** RECORDED INFORMATION **
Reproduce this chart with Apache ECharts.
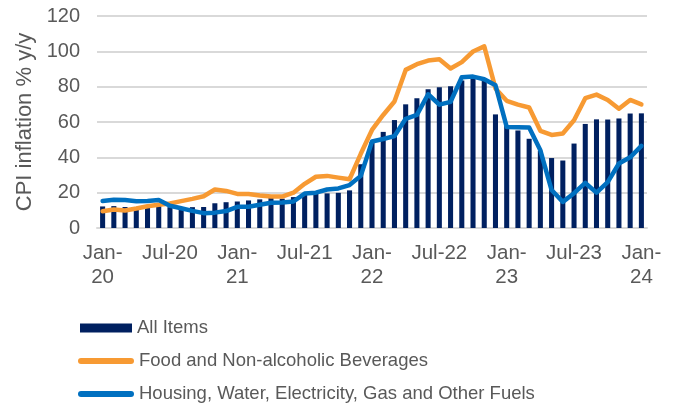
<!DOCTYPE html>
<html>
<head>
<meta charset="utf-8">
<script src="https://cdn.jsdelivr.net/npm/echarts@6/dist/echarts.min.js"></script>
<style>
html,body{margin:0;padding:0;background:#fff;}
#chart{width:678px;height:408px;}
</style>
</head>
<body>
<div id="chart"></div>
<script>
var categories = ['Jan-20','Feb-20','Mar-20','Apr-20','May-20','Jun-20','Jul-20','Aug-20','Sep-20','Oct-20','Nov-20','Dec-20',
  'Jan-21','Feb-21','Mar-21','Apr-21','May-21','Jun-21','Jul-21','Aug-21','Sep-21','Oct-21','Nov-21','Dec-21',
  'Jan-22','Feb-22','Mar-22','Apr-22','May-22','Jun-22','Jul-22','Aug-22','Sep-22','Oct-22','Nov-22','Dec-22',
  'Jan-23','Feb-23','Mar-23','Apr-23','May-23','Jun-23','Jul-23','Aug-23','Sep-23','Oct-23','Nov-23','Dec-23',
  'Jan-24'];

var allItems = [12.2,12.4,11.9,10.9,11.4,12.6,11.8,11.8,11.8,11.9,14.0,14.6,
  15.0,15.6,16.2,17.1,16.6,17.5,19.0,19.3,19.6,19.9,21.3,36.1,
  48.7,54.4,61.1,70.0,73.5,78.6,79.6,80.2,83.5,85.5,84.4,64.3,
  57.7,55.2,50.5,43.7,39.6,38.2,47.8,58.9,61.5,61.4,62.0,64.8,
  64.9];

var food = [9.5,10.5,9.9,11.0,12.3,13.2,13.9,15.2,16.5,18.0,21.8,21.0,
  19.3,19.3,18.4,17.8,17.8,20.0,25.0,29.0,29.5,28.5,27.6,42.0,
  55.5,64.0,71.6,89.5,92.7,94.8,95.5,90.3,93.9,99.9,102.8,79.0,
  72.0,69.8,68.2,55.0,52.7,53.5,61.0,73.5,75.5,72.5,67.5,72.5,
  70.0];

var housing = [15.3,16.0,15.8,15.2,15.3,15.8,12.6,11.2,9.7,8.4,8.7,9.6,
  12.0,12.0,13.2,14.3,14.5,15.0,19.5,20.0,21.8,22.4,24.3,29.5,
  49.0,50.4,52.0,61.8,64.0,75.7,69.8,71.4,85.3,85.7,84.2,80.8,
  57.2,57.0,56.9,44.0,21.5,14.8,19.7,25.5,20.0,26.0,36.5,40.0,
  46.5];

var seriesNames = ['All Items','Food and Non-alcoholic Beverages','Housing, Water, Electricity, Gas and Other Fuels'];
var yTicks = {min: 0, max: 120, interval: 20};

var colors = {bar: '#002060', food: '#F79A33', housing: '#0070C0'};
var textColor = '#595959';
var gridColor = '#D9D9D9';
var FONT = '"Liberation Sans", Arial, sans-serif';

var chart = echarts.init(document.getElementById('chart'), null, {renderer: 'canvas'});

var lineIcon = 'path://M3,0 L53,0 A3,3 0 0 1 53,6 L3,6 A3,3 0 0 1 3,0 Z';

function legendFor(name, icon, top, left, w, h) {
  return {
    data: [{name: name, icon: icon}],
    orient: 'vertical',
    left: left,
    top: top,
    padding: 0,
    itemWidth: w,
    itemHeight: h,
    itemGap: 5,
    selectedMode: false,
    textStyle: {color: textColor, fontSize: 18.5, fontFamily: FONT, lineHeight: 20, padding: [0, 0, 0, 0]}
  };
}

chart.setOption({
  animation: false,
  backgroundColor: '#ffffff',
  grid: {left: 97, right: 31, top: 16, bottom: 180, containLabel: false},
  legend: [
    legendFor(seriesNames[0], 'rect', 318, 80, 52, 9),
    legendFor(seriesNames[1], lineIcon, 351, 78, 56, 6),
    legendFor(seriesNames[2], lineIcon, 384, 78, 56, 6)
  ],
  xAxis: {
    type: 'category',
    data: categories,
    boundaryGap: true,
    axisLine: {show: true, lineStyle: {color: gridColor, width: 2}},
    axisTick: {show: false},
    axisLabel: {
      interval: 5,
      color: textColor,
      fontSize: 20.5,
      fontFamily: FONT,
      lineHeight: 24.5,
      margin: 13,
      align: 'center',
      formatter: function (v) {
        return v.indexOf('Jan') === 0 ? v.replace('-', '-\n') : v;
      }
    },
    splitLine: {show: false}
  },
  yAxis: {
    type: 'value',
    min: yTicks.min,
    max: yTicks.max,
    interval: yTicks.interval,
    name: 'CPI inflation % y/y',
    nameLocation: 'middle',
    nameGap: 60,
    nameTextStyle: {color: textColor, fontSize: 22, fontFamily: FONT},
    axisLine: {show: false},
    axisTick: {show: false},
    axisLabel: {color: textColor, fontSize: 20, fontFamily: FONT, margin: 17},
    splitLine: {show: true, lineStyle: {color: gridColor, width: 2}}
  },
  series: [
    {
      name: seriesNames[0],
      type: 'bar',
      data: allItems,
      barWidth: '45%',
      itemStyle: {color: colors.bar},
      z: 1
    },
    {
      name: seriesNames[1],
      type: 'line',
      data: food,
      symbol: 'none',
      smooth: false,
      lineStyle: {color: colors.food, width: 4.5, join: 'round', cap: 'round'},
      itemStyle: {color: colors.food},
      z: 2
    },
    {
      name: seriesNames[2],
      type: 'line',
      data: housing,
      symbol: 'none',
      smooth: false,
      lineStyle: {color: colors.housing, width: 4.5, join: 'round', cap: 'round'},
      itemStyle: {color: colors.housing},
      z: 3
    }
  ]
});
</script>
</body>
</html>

** WHAT YOU ARE ASKED TO DO **
Reproduce every line exactly and omit all pictures.

** SOLUTION TO THIS EXERCISE **
Reproduce this chart with Apache ECharts.
<!DOCTYPE html>
<html>
<head>
<meta charset="utf-8">
<script src="https://cdn.jsdelivr.net/npm/echarts@6/dist/echarts.min.js"></script>
<style>
html,body{margin:0;padding:0;background:#fff;}
#chart{width:678px;height:408px;}
</style>
</head>
<body>
<div id="chart"></div>
<script>
var categories = ['Jan-20','Feb-20','Mar-20','Apr-20','May-20','Jun-20','Jul-20','Aug-20','Sep-20','Oct-20','Nov-20','Dec-20',
  'Jan-21','Feb-21','Mar-21','Apr-21','May-21','Jun-21','Jul-21','Aug-21','Sep-21','Oct-21','Nov-21','Dec-21',
  'Jan-22','Feb-22','Mar-22','Apr-22','May-22','Jun-22','Jul-22','Aug-22','Sep-22','Oct-22','Nov-22','Dec-22',
  'Jan-23','Feb-23','Mar-23','Apr-23','May-23','Jun-23','Jul-23','Aug-23','Sep-23','Oct-23','Nov-23','Dec-23',
  'Jan-24'];

var allItems = [12.2,12.4,11.9,10.9,11.4,12.6,11.8,11.8,11.8,11.9,14.0,14.6,
  15.0,15.6,16.2,17.1,16.6,17.5,19.0,19.3,19.6,19.9,21.3,36.1,
  48.7,54.4,61.1,70.0,73.5,78.6,79.6,80.2,83.5,85.5,84.4,64.3,
  57.7,55.2,50.5,43.7,39.6,38.2,47.8,58.9,61.5,61.4,62.0,64.8,
  64.9];

var food = [9.5,10.5,9.9,11.0,12.3,13.2,13.9,15.2,16.5,18.0,21.8,21.0,
  19.3,19.3,18.4,17.8,17.8,20.0,25.0,29.0,29.5,28.5,27.6,42.0,
  55.5,64.0,71.6,89.5,92.7,94.8,95.5,90.3,93.9,99.9,102.8,79.0,
  72.0,69.8,68.2,55.0,52.7,53.5,61.0,73.5,75.5,72.5,67.5,72.5,
  70.0];

var housing = [15.3,16.0,15.8,15.2,15.3,15.8,12.6,11.2,9.7,8.4,8.7,9.6,
  12.0,12.0,13.2,14.3,14.5,15.0,19.5,20.0,21.8,22.4,24.3,29.5,
  49.0,50.4,52.0,61.8,64.0,75.7,69.8,71.4,85.3,85.7,84.2,80.8,
  57.2,57.0,56.9,44.0,21.5,14.8,19.7,25.5,20.0,26.0,36.5,40.0,
  46.5];

var seriesNames = ['All Items','Food and Non-alcoholic Beverages','Housing, Water, Electricity, Gas and Other Fuels'];
var yTicks = {min: 0, max: 120, interval: 20};

var colors = {bar: '#002060', food: '#F79A33', housing: '#0070C0'};
var textColor = '#595959';
var gridColor = '#D9D9D9';
var FONT = '"Liberation Sans", Arial, sans-serif';

var chart = echarts.init(document.getElementById('chart'), null, {renderer: 'canvas'});

var lineIcon = 'path://M3,0 L53,0 A3,3 0 0 1 53,6 L3,6 A3,3 0 0 1 3,0 Z';

function legendFor(name, icon, top, left, w, h) {
  return {
    data: [{name: name, icon: icon}],
    orient: 'vertical',
    left: left,
    top: top,
    padding: 0,
    itemWidth: w,
    itemHeight: h,
    itemGap: 5,
    selectedMode: false,
    textStyle: {color: textColor, fontSize: 18.5, fontFamily: FONT, lineHeight: 20, padding: [0, 0, 0, 0]}
  };
}

chart.setOption({
  animation: false,
  backgroundColor: '#ffffff',
  grid: {left: 97, right: 31, top: 16, bottom: 180, containLabel: false},
  legend: [
    legendFor(seriesNames[0], 'rect', 318, 80, 52, 9),
    legendFor(seriesNames[1], lineIcon, 351, 78, 56, 6),
    legendFor(seriesNames[2], lineIcon, 384, 78, 56, 6)
  ],
  xAxis: {
    type: 'category',
    data: categories,
    boundaryGap: true,
    axisLine: {show: true, lineStyle: {color: gridColor, width: 2}},
    axisTick: {show: false},
    axisLabel: {
      interval: 5,
      color: textColor,
      fontSize: 20.5,
      fontFamily: FONT,
      lineHeight: 24.5,
      margin: 13,
      align: 'center',
      formatter: function (v) {
        return v.indexOf('Jan') === 0 ? v.replace('-', '-\n') : v;
      }
    },
    splitLine: {show: false}
  },
  yAxis: {
    type: 'value',
    min: yTicks.min,
    max: yTicks.max,
    interval: yTicks.interval,
    name: 'CPI inflation % y/y',
    nameLocation: 'middle',
    nameGap: 60,
    nameTextStyle: {color: textColor, fontSize: 22, fontFamily: FONT},
    axisLine: {show: false},
    axisTick: {show: false},
    axisLabel: {color: textColor, fontSize: 20, fontFamily: FONT, margin: 17},
    splitLine: {show: true, lineStyle: {color: gridColor, width: 2}}
  },
  series: [
    {
      name: seriesNames[0],
      type: 'bar',
      data: allItems,
      barWidth: '45%',
      itemStyle: {color: colors.bar},
      z: 1
    },
    {
      name: seriesNames[1],
      type: 'line',
      data: food,
      symbol: 'none',
      smooth: false,
      lineStyle: {color: colors.food, width: 4.5, join: 'round', cap: 'round'},
      itemStyle: {color: colors.food},
      z: 2
    },
    {
      name: seriesNames[2],
      type: 'line',
      data: housing,
      symbol: 'none',
      smooth: false,
      lineStyle: {color: colors.housing, width: 4.5, join: 'round', cap: 'round'},
      itemStyle: {color: colors.housing},
      z: 3
    }
  ]
});
</script>
</body>
</html>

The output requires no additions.